Since Josefina I have attended two different Bible Colleges, and am currently in an inductive Bible course. This time I was “equipped” and ready to share what I knew, in confidence. I mean I am no @ChristianHipster but Leviticus has become one of my favorite books in the Old Testament. This was it! Lets see how good I have become at explaining a very clear, in sequence, story of the bible since Josefina! Moments into responding I burst into a back sweat. Worry hit my like a freight train as I realized I was sharing with these three guys, who were intently listening to me, the most important thing I knew. As I shared I thought to myself, “Wait, what if I miss something? Something crucial! Do I need to include that story about idol worship, or do they need a break down of the Trinity or the importance of the Virgin birth? Maybe they needed to hear about the post exilic cycle of sin the Israelites went through? How would my friend Rob Bell explain it?”
Some how I felt like these guys’ salvation was up to me and the way I presented the Bible story to them. If I did an awful job, they wouldn’t give their lives to the Lord! I put too much pressure on myself and did not give God enough credit for these three guys coming to know the Lord. I picked up a burden not meant for me to carry.
I believe fully in feeling the burden of sharing the Gospel with others. I think it is right we feel that weight, but we often think salvation depends solely on us. So we put on this backpack full of misplaced weight. A polished sales pitch, in apologetics, or the buyers won’t buy. We forgo apologetics, and think verbally sharing the gospel is old fashioned, so we neglect it and choose to just live life by example and forgo any verbal presentation of the Gospel.
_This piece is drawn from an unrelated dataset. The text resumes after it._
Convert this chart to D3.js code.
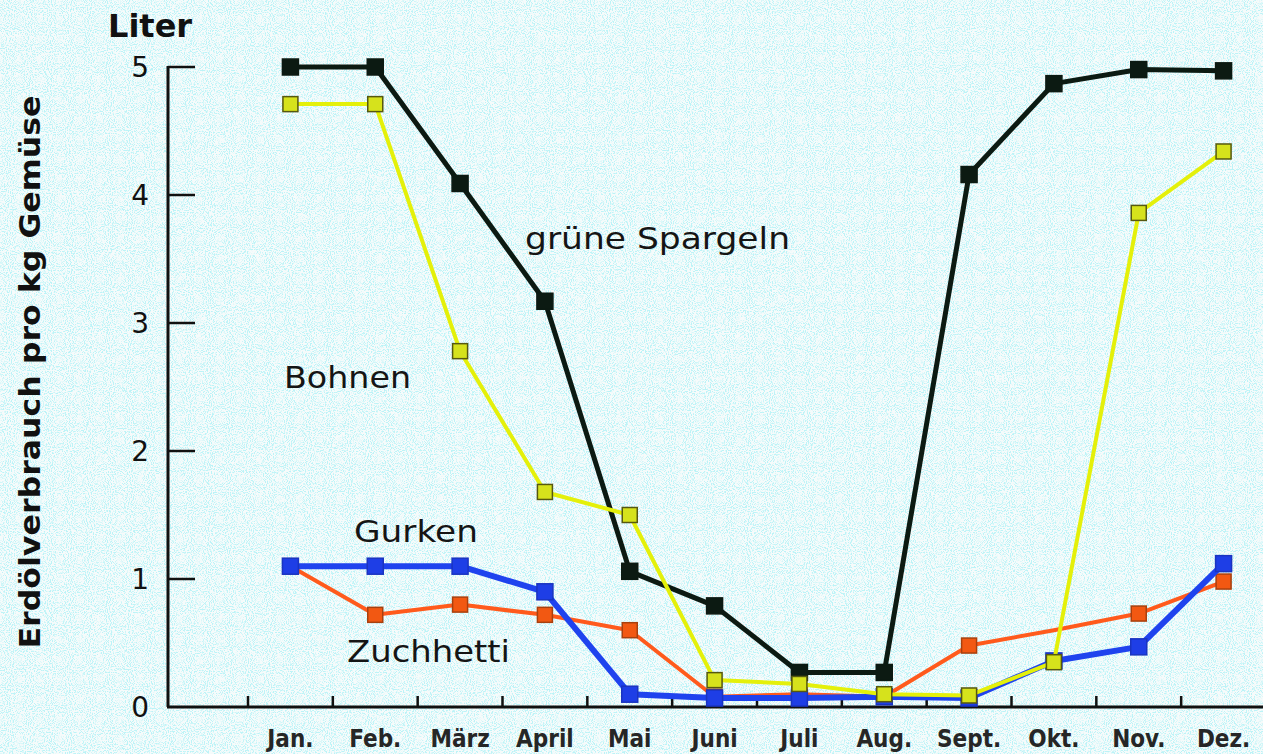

Maybe we think the key to peoples’ salvation is not in teaching them the Bibles story but in feeling and experiencing God, or vice-verse.
Isn’t that taking the power of salvation out of Gods hands and putting it into our own?
Drum roll please………….
Salvation is not in your hands or in your backpack. It is in the hands of Jesus.
And Jesus relieves you of any pressure or stress of what to say, and how to say it when the opportunity arrives. Instead of that burdensome backpack Jesus gives you this, ” All this I have spoken while still with you. But the Counselor, the Holy Spirit, whom the Father will send in my name, will teach you all the things and will remind you of everything I have said to you.” Don’t freak out, you have the Holy Spirit in you, teaching you, guiding your through conversation. And if He is guiding you, that other guy’s salvation is not hinging upon what you say. You can lay your head down, at the end of the night, with the comfort that God used/uses you regardless of if some one receive salvation today or tomorrow.
After My failed attempt with these atheists one of them pipes up, ” How can I become Christian?” Good thing I memorized those verses on the back of that Yellow & Black booklet. We prayed together, and with red eyes he acknowledged his Savior for the first time.